На случайно оставшиеся деньги мама решила купить рабочую лошадь. Подобрала с помощью Гудкова и Якова небольшую гнедую лошадку и, возвращаясь уже домой, повстречалась с крестьянином, который вел на живодерню старого коня. Увидев привязанную сзади к тарантасу лошадь, крестьянин сказал маме:
– Купи, барыня, и моего Фоньку, смерть как жалко его на живодерню вести, служил он мне долго, да вот стар стал, пахать не может, надо нового коня покупать, а двоих не прокормить.
Мама посмотрела на коня. Маленький, светло-желтый, с белой гривой, а глаза большие и очень грустные, видно, чувствовал Фонька, куда его ведут. «Купить для Таши, верхом кататься, – подумала мама, – авось немного поживет, и от живодерни спасу».
Но, хоть и мало спросил крестьянин, денег у мамы уже не хватало, заняла у Гудкова, благо рядом в тарантасе сидел.
Как же Таша радовалась этому подарку! Как она целовала своего Фоньку! А на другой день вскочила рано утром, побежала к маме в спальню, разбудила ее и спрашивает:
– Мамочка, милая, правда, у меня Фонька есть?
Будить маму у нас не полагалось, но тут уж она, конечно, не могла рассердиться.
А лето проходило. Ехать в институт очень не хотелось. Я знала, что в седьмой класс поступит много новеньких. Пугала мысль о Ступиной. В общем, тосковать я начала уже с половины августа.
В седьмом классе
И вот опять мы в Москве у дедушки Сергея. Дедушка сообщает мне, что в этом году поступает в институт в седьмой класс дочка его товарища и прямого начальника, Кира Ушакова.
– Советую тебе подружиться с ней, она очень умная и хорошая девочка. Ты подойди к ней и скажи: а я знаю, что вас зовут Кира.

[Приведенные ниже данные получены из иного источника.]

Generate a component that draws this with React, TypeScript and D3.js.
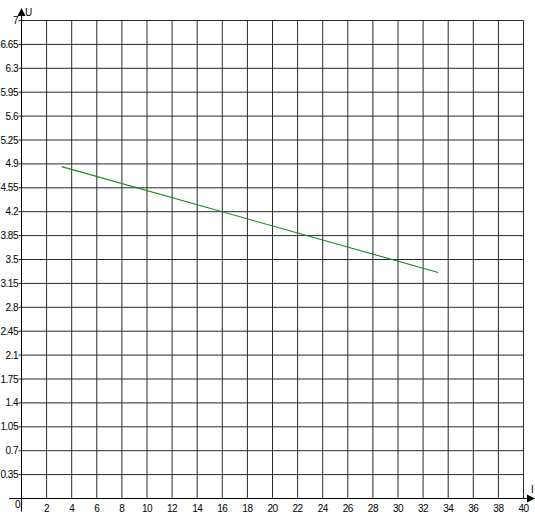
import React from "react";
import * as d3 from "d3";

const xTicks = [0, 2, 4, 6, 8, 10, 12, 14, 16, 18, 20, 22, 24, 26, 28, 30, 32, 34, 36, 38, 40];
const yTicks = [0.35, 0.7, 1.05, 1.4, 1.75, 2.1, 2.45, 2.8, 3.15, 3.5, 3.85, 4.2, 4.55, 4.9, 5.25, 5.6, 5.95, 6.3, 6.65, 7];
const yTickLabels = ["0.35", "0.7", "1.05", "1.4", "1.75", "2.1", "2.45", "2.8", "3.15", "3.5", "3.85", "4.2", "4.55", "4.9", "5.25", "5.6", "5.95", "6.3", "6.65", "7"];
const currentI = [3.2, 33.2];
const voltageU = [4.86, 3.31];

export default function App() {
  const W = 535, H = 518;
  const x = d3.scaleLinear().domain([0, 40]).range([21.5, 523.5]);
  const y = d3.scaleLinear().domain([0, 7]).range([498.5, 20.5]);
  const pts: [number, number][] = currentI.map((v, i) => [v, voltageU[i]]);
  const line = d3.line<[number, number]>().x(d => x(d[0])).y(d => y(d[1]));
  const gridColor = "#2a2a2a";
  const font = "'Liberation Sans', Arial, sans-serif";
  return (
    <svg width={W} height={H} style={{ position: "absolute", left: 0, top: 0, background: "#fff" }}>
      <rect x={0} y={0} width={W} height={H} fill="#fff" />
      {xTicks.slice(1).map(t => (
        <line key={"vx" + t} x1={x(t)} x2={x(t)} y1={y(7)} y2={y(0)} stroke={gridColor} strokeWidth={1} />
      ))}
      {yTicks.map(t => (
        <line key={"hy" + t} x1={x(0) - 3} x2={x(40)} y1={y(t)} y2={y(t)} stroke={gridColor} strokeWidth={1} />
      ))}
      <line x1={x(0)} x2={x(0)} y1={y(0) + 13} y2={12} stroke="#000" strokeWidth={1} />
      <line x1={9} x2={528} y1={y(0)} y2={y(0)} stroke="#000" strokeWidth={1} />
      <path d={`M ${x(0)} 8 L ${x(0) - 4} 16 L ${x(0) + 4} 16 Z`} fill="#000" />
      <path d={`M 535 ${y(0)} L 527 ${y(0) - 4} L 527 ${y(0) + 4} Z`} fill="#000" />
      <text x={25} y={16} fontFamily={font} fontSize={10} fill="#000">U</text>
      <text x={531} y={493} fontFamily={font} fontSize={10} fill="#000">I</text>
      {yTicks.map((t, i) => (
        <text key={"yl" + t} x={18} y={y(t) + 3.5} textAnchor="end" fontFamily={font} fontSize={10} letterSpacing={-0.5} fill="#000">
          {yTickLabels[i]}
        </text>
      ))}
      {xTicks.map(t => (
        <text key={"xl" + t} x={t === 0 ? 17.5 : x(t)} y={t === 0 ? 508 : 512} textAnchor="middle" fontFamily={font} fontSize={10} letterSpacing={-0.5} fill="#000">
          {String(t)}
        </text>
      ))}
      <path d={line(pts) || ""} fill="none" stroke="#1a8a1a" strokeWidth={1.1} />
    </svg>
  );
}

– Во-первых, мы все на «ты», – отвечаю я, – а во-вторых, как я узнаю, какая из новеньких Кира Ушакова, ведь их много будет.
И дедушка начинает описывать мне необычайную красавицу.
– У нее толстая, вьющаяся коса пепельного цвета, синие глаза, румяная, хорошие брови и ресницы.
– Ладно, познакомлюсь с вашей красавицей, – сказала я дедушке.
Мама сводила меня в фотографию, почему-то фотограф счел необходимым сунуть мне в руки игрушку – сломанного мопса. На карточке запечатлелась худенькая девочка в матроске, с испуганным выражением лица и с волосами до плеч.
– Волосы-то, наверно, заставят подвязывать, – говорила мама, укладывая в мою корзинку черные ленты.
И вот я опять в институте. Седьмой класс оказался в противоположном конце коридора, противоположном моего бывшего приготовительного. Он упирался в квартиру начальницы, а дверь его находилась напротив желтой парадной лестницы. Он размещался как-то совсем обособленно от остальных классов. У него даже была своя умывальная и уборная. <…>
Из всех новеньких сразу выделялась хорошенькая девочка, небольшого роста, причесанная в две косы, косы толстые и до пояса, темно-каштанового цвета; у нее были очень красивые, большие глаза, сине-зеленые, лицо немного бледное, но очень подвижное. Увидев, что мы, «старенькие», образовали небольшую группу, она подошла к нам и непринужденно заговорила о том, как ей хотелось в институт, какая скука дома – сестры взрослые, детей больше нет.